The main worry I have with an architecture of this kind is -- will it have enough 'fine' memory bandwidth to do the very random memory acesses (a word of attribute data fetched or a tree/link list traversed usually causes a sequence of memory accesses with no close locality -- reading a new cache row constantly with very high cache miss rates...). With 32 CPUs all doing this in paralle Im not sure how well the one main memory controller can keep up.. Even with fast thread switching (waiting on mem reads and doing something else briefly that data IS in the cache for). If the second threads task is similar, now you will have 2X the demand for the memory controller to service.
Maybe with heavy used of fuzzy-logic to add a bit of number crunching to lessen the data accesses... but is it enough to lower cache miss rates and prevent most of the cores from being idle alot of the time??

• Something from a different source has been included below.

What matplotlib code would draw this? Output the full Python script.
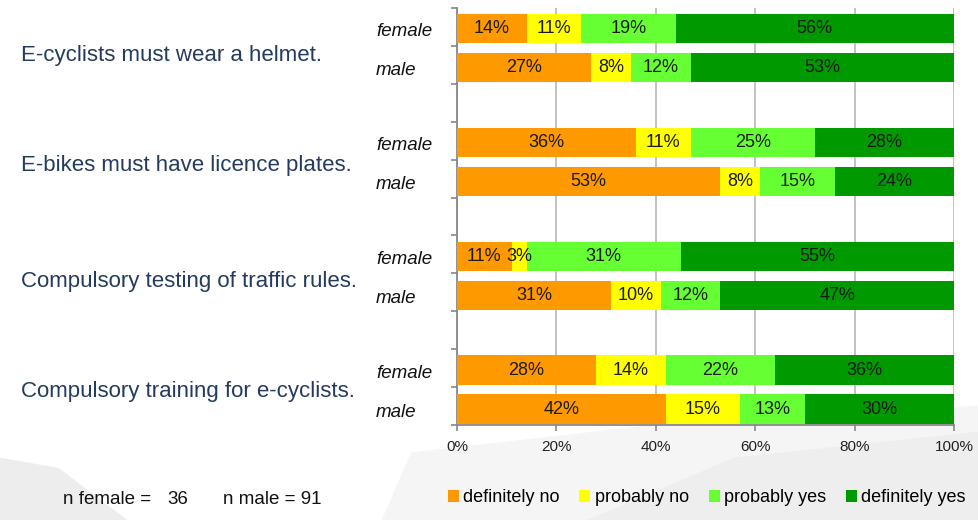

[Edited by - wodinoneeye on July 26, 2008 8:12:53 PM]
--------------------------------------------[size="1"]Ratings are Opinion, not Fact
Quote:Original post by wodinoneeye

From what Ive seen so far of Intel's Larrabee, it may be very useful in AI applications. The chip which allegedly will start being produced late this year is to have 16 or 32 P5 2Ghz CPU cores on it (each with its own L1 cache).
Intel plans to initially use them as GPUs, but as each processor is capable of 'atomic' (non-ganged) operations they should be able to run independant programs.

AI in games could easily be increased magnitudes to get away from the mannikin-like or limited choreographed scripted NPCs/Monsters/Opponents. Simultaneously running 32 AI scripts would allow more complex/longer/deeper behaviors. Planners and task driven AI methods would be more doable (these often call for alot of evaluation of parallel solutions where only one gets picked as 'best') or doing numerous pattern matchings to classify a changing situation.

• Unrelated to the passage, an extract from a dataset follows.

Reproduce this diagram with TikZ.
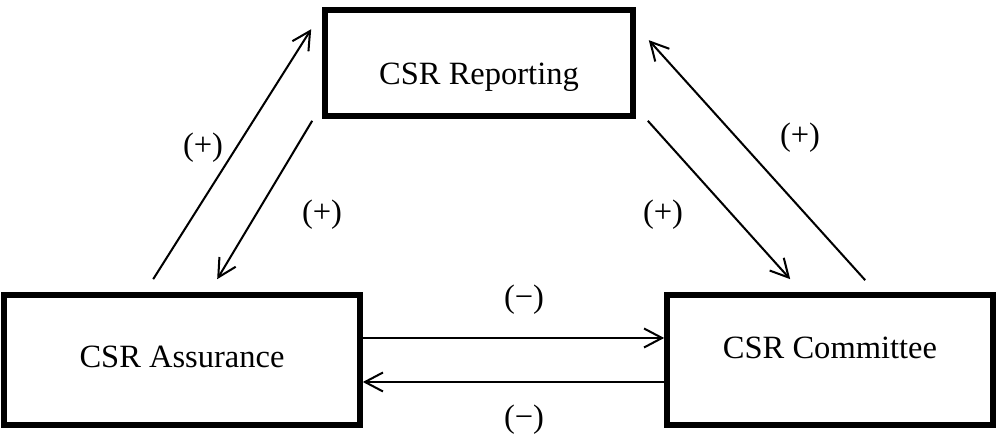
\documentclass[tikz,border=0pt]{standalone}
\usepackage{fontspec}
\setmainfont{Liberation Serif}
\usepackage{tikz}
\usetikzlibrary{arrows.meta}
\tikzset{
	csrbox/.style={draw, line width=3.2pt, minimum width=#1, text depth=0.1cm},
	csrbox/.default=6cm,
	relarrow/.style={line width=1.15pt, -{Straight Barb[length=3.6mm, width=3.8mm, line width=1.15pt]}},
	sign/.style={inner sep=0pt}
}

\begin{document}
\begin{tikzpicture}[font=\fontsize{18.5}{22}\selectfont]
			%%%%% START %%%%%
			\useasboundingbox (0, 0) rectangle (19.98, 8.76);
			
			\node[csrbox=6.16cm, minimum height=2.12cm, text height=0.95cm] (report) at (9.58, 7.5) {CSR Reporting};
			\node[csrbox=7.12cm, minimum height=2.6cm, text height=0.42cm] (assur) at (3.64, 1.56) {CSR Assurance};
			\node[csrbox=6.52cm, minimum height=2.6cm, text height=0.3cm, text depth=0.34cm] (commit) at (16.6, 1.56) {CSR Committee};
			
			\draw[relarrow] ([xshift=3.04cm, yshift=0.26cm]assur.north west) -- ([xshift=-0.22cm, yshift=-0.44cm]report.north west);
			\draw[relarrow] ([xshift=-0.2cm, yshift=-0.04cm]report.south west) -- ([xshift=4.32cm, yshift=0.26cm]assur.north west);
			\draw[relarrow] ([xshift=0.24cm, yshift=-0.04cm]report.south east) -- ([xshift=2.52cm, yshift=0.26cm]commit.north west);
			\draw[relarrow] ([xshift=4.02cm, yshift=0.24cm]commit.north west) -- ([xshift=0.26cm, yshift=-0.66cm]report.north east);
			
			\draw[relarrow] ([yshift=0.44cm]assur.east) -- ([yshift=0.44cm]commit.west);
			\draw[relarrow] ([yshift=-0.44cm]commit.west) -- ([yshift=-0.44cm]assur.east);
			
			\node[sign] (pa) at (4.06, 5.8) {(+)};
			\node[sign] (pb) at (6.44, 4.46) {(+)};
			\node[sign] (pc) at (13.26, 4.46) {(+)};
			\node[sign] (pd) at (16.0, 6.0) {(+)};
			\node[sign] (ma) at (10.48, 2.76) {(−)};
			\node[sign] (mb) at (10.48, 0.36) {(−)};
			%%%%% END %%%%%
\end{tikzpicture}
\end{document}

One limitation may be the memory bandwidth. Some AI solutions search thru large data sets (the AI 'programming' itself is often really just script data).
32 data hungry cores would quickly overwhelm memory processing (even if they go to DDR5...) Trying to retain code in the cache space of each core might be difficult (how small can you fit a byte-code engine ???)
Intel is planning to use the Larrabee for graphics (to compete with Nvidia/ATI) so they must have some very high bandwidths, but AI requires much more random access than the typical GPU uses.

Physics processing also could make use of many-core architectures no doubt, and maybe with the added versatility there might be more likelyhood that we might have the add-on boards easily available ('cheap') so that they could be common for consumer grade gaming computers.


you've never programmed anything multithreaded in your life, have you?